Stop at the line containing "items.append(LegendItem(label=name, renderers=[r]))": write out every line from the beginning of the entries up to and including it, minus the pictures.

■ **DATASET ROWS**:
▬▬▬▬▬▬▬▬▬▬

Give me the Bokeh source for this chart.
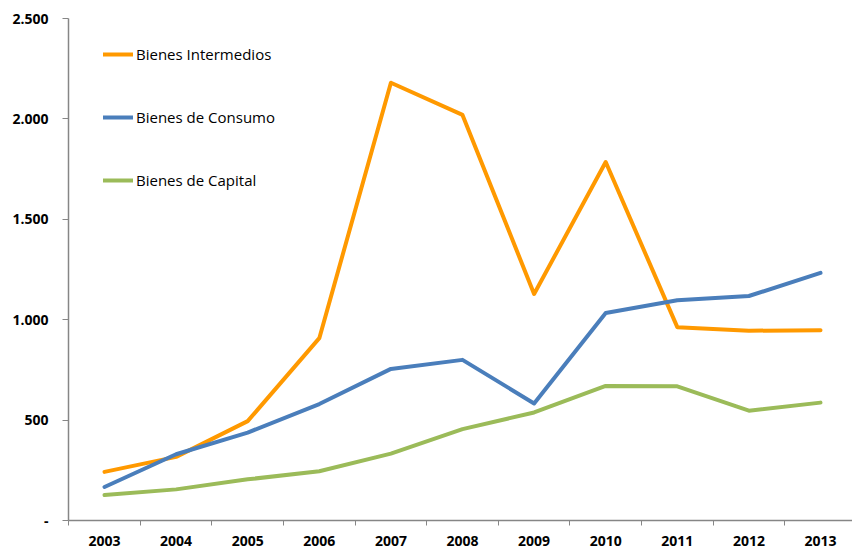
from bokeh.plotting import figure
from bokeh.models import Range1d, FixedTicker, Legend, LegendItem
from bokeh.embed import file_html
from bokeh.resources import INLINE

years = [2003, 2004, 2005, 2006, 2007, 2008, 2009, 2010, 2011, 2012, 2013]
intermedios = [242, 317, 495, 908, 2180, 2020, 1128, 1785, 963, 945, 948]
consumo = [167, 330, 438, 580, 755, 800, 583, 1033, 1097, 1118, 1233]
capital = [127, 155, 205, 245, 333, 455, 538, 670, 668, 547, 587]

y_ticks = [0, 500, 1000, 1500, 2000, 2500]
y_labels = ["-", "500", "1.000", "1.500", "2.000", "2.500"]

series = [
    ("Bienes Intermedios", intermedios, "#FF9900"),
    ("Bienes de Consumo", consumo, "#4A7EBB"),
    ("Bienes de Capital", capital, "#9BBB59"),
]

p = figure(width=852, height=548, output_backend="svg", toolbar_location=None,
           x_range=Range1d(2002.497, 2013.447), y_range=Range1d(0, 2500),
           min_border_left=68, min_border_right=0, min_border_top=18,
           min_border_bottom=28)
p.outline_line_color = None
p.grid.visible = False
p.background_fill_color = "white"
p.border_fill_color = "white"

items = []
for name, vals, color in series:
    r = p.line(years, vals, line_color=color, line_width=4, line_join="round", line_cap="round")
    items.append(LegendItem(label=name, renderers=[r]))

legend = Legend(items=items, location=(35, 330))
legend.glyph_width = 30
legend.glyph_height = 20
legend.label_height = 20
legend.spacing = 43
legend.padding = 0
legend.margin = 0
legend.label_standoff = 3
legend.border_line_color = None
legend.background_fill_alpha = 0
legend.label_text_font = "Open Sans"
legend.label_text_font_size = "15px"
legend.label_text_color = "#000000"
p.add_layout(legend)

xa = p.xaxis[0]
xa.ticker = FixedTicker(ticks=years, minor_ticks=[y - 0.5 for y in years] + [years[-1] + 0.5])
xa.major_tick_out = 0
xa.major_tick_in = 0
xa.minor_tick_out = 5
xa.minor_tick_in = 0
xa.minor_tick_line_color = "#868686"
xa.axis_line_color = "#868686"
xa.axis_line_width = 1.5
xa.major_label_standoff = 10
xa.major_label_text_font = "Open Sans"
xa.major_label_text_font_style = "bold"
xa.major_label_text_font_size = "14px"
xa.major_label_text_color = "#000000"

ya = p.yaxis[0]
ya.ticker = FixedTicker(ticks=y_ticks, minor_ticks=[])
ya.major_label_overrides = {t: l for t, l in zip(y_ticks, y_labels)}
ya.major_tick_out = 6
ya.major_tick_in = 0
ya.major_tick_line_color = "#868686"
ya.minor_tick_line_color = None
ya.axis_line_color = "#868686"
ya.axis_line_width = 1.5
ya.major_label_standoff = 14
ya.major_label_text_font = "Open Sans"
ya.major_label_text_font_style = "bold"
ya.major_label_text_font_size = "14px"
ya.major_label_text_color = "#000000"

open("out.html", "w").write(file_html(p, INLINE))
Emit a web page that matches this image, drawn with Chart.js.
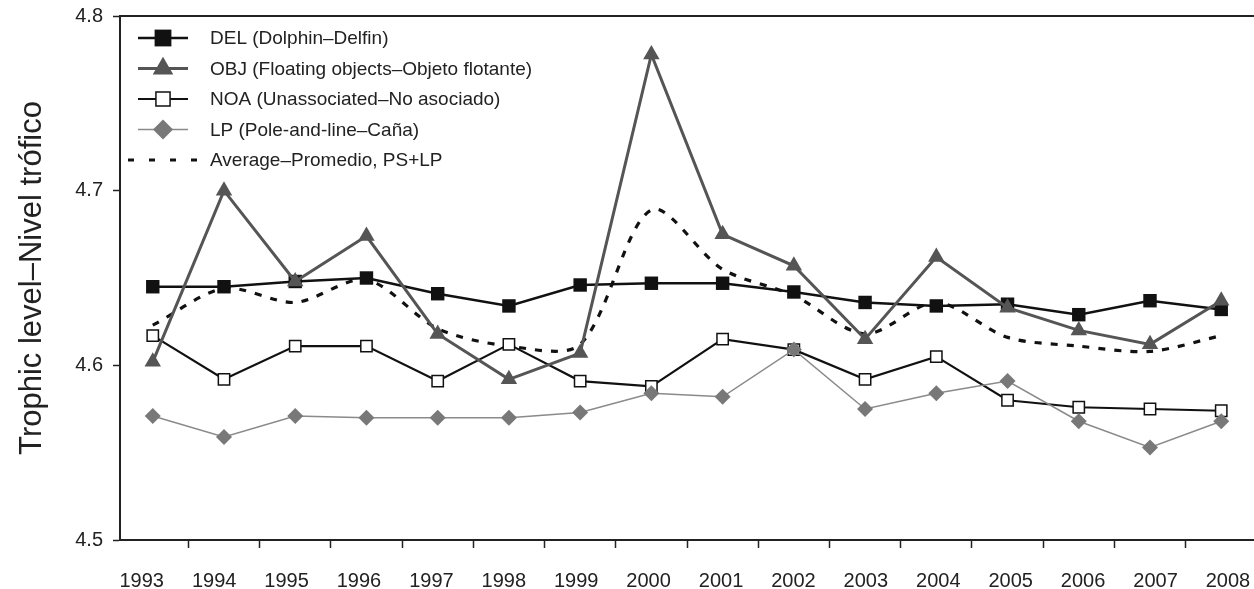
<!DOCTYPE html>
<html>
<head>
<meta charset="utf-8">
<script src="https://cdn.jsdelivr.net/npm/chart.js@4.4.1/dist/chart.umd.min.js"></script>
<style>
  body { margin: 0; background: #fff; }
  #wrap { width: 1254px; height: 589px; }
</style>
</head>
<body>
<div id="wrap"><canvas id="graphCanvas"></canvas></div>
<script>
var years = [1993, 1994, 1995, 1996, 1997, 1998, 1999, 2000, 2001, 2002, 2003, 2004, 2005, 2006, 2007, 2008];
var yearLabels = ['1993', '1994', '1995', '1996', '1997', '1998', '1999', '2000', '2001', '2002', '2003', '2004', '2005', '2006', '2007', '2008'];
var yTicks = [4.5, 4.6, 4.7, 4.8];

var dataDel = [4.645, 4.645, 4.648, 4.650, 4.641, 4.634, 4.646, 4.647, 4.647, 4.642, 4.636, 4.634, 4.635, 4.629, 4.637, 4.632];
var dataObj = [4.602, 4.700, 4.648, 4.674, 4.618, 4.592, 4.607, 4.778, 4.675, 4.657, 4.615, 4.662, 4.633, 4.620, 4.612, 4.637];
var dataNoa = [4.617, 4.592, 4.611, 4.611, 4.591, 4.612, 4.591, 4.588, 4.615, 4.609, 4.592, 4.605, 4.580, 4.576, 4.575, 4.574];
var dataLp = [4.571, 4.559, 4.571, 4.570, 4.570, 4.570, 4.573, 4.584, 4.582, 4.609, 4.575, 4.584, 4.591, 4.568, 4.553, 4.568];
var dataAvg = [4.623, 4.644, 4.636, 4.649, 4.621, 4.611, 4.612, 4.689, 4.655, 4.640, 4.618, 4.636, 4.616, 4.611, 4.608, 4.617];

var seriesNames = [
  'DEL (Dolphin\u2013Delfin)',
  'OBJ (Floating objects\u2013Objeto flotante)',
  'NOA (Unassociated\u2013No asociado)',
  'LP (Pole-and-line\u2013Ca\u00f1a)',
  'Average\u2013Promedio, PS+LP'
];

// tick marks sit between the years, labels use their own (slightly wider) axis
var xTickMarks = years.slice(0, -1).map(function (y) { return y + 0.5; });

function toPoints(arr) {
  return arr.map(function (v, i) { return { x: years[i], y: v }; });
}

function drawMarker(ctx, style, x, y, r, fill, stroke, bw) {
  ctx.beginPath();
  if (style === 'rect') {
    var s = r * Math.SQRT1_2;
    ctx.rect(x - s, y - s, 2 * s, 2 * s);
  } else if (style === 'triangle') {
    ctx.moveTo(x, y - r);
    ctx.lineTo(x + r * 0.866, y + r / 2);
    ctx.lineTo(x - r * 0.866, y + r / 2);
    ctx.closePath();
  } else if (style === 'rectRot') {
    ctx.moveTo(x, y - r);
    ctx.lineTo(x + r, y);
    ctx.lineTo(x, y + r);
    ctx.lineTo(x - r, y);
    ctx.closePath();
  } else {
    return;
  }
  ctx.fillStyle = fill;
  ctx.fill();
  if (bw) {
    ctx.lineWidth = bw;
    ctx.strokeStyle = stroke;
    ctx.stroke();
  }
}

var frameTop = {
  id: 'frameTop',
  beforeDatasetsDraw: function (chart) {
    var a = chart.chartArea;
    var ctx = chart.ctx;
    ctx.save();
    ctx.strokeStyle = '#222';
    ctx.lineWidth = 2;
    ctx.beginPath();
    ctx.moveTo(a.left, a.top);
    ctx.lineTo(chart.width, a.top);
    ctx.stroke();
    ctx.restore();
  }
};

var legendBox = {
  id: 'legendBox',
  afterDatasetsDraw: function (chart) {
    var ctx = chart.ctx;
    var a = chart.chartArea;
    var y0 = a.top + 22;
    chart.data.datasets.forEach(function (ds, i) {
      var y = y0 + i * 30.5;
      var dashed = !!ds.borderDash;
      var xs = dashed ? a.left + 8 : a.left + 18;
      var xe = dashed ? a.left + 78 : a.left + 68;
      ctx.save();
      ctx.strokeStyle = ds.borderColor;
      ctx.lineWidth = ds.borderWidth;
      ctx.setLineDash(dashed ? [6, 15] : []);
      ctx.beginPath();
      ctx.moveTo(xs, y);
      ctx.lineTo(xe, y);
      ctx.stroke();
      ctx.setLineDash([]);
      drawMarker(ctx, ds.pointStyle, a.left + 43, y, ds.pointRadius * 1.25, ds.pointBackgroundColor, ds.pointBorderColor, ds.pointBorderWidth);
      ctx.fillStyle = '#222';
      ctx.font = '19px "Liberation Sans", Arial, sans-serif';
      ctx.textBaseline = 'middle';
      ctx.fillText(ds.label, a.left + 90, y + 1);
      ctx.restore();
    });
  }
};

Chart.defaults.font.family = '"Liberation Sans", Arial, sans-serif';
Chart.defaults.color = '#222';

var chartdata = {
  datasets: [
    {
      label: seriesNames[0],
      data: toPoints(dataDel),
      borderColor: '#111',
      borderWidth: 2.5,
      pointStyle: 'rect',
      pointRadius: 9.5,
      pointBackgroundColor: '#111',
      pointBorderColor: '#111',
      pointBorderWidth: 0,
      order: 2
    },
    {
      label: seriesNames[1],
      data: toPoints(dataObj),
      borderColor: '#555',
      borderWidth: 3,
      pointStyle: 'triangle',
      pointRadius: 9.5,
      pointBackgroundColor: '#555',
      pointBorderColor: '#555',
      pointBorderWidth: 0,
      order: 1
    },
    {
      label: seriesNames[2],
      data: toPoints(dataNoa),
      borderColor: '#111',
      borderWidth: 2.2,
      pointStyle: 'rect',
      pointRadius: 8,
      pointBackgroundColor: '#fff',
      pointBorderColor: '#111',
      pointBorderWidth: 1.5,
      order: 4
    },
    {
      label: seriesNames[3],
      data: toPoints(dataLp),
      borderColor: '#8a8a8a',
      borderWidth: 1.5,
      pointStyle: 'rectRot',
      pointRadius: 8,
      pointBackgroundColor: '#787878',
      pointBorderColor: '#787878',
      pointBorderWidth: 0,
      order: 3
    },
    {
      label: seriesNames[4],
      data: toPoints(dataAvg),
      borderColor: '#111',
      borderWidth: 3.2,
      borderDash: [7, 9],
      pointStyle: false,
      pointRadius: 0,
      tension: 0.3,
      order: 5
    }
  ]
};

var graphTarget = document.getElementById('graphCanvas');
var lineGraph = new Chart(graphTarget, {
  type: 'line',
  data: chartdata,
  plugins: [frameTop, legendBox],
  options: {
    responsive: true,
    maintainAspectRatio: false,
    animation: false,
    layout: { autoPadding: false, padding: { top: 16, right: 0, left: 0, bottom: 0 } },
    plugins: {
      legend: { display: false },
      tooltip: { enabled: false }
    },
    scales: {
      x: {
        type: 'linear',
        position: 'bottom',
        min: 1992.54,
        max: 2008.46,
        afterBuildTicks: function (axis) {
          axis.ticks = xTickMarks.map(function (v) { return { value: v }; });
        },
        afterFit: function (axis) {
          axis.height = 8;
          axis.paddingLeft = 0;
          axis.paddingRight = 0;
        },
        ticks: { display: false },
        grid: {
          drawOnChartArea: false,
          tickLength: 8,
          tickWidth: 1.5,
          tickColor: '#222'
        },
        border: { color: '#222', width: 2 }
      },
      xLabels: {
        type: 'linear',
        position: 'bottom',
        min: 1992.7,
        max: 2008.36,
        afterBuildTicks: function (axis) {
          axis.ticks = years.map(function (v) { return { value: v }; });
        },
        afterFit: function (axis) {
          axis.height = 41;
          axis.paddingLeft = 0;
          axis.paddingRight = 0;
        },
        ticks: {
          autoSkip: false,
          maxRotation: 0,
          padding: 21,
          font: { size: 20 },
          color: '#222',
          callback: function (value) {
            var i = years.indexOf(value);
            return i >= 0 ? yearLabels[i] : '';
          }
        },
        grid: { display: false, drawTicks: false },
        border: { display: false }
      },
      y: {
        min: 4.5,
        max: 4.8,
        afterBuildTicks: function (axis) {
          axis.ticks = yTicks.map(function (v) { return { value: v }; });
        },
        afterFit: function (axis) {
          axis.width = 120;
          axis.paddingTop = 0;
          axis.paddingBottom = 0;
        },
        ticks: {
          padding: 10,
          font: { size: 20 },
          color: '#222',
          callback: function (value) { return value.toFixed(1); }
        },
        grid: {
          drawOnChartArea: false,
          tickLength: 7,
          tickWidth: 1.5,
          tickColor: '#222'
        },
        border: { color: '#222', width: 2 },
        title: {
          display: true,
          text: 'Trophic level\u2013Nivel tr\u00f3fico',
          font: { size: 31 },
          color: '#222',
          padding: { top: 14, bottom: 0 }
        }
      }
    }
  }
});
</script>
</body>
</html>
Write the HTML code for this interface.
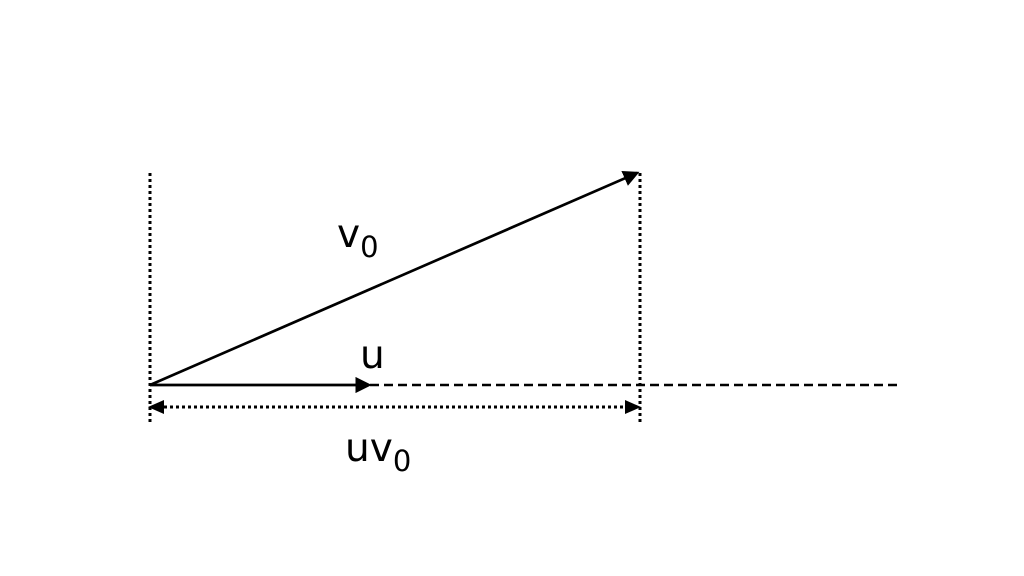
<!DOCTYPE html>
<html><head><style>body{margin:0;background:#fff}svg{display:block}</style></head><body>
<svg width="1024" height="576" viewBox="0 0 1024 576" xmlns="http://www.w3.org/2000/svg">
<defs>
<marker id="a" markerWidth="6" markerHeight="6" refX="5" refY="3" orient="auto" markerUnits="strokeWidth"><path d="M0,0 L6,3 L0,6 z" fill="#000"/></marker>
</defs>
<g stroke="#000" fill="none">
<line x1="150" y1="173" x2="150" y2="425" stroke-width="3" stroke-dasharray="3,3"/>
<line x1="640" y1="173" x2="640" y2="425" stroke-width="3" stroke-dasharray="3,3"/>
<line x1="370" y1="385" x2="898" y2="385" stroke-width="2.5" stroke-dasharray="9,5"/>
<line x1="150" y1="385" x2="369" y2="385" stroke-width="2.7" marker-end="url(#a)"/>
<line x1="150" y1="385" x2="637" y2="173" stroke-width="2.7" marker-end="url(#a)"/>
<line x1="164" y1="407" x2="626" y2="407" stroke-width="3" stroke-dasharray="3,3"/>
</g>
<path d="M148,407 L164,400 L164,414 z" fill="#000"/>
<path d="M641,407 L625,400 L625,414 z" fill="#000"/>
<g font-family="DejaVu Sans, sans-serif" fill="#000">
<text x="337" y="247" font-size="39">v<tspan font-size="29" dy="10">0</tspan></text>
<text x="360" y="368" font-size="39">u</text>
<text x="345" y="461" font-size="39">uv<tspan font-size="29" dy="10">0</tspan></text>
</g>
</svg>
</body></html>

▬▬▬▬▬▬▬▬▬▬

■ **RESPONSE BELOW**:
Give me the Bokeh source for this chart.
from bokeh.plotting import figure
from bokeh.models import Range1d, FixedTicker, Legend, LegendItem
from bokeh.embed import file_html
from bokeh.resources import INLINE

years = [2003, 2004, 2005, 2006, 2007, 2008, 2009, 2010, 2011, 2012, 2013]
intermedios = [242, 317, 495, 908, 2180, 2020, 1128, 1785, 963, 945, 948]
consumo = [167, 330, 438, 580, 755, 800, 583, 1033, 1097, 1118, 1233]
capital = [127, 155, 205, 245, 333, 455, 538, 670, 668, 547, 587]

y_ticks = [0, 500, 1000, 1500, 2000, 2500]
y_labels = ["-", "500", "1.000", "1.500", "2.000", "2.500"]

series = [
    ("Bienes Intermedios", intermedios, "#FF9900"),
    ("Bienes de Consumo", consumo, "#4A7EBB"),
    ("Bienes de Capital", capital, "#9BBB59"),
]

p = figure(width=852, height=548, output_backend="svg", toolbar_location=None,
           x_range=Range1d(2002.497, 2013.447), y_range=Range1d(0, 2500),
           min_border_left=68, min_border_right=0, min_border_top=18,
           min_border_bottom=28)
p.outline_line_color = None
p.grid.visible = False
p.background_fill_color = "white"
p.border_fill_color = "white"

items = []
for name, vals, color in series:
    r = p.line(years, vals, line_color=color, line_width=4, line_join="round", line_cap="round")
    items.append(LegendItem(label=name, renderers=[r]))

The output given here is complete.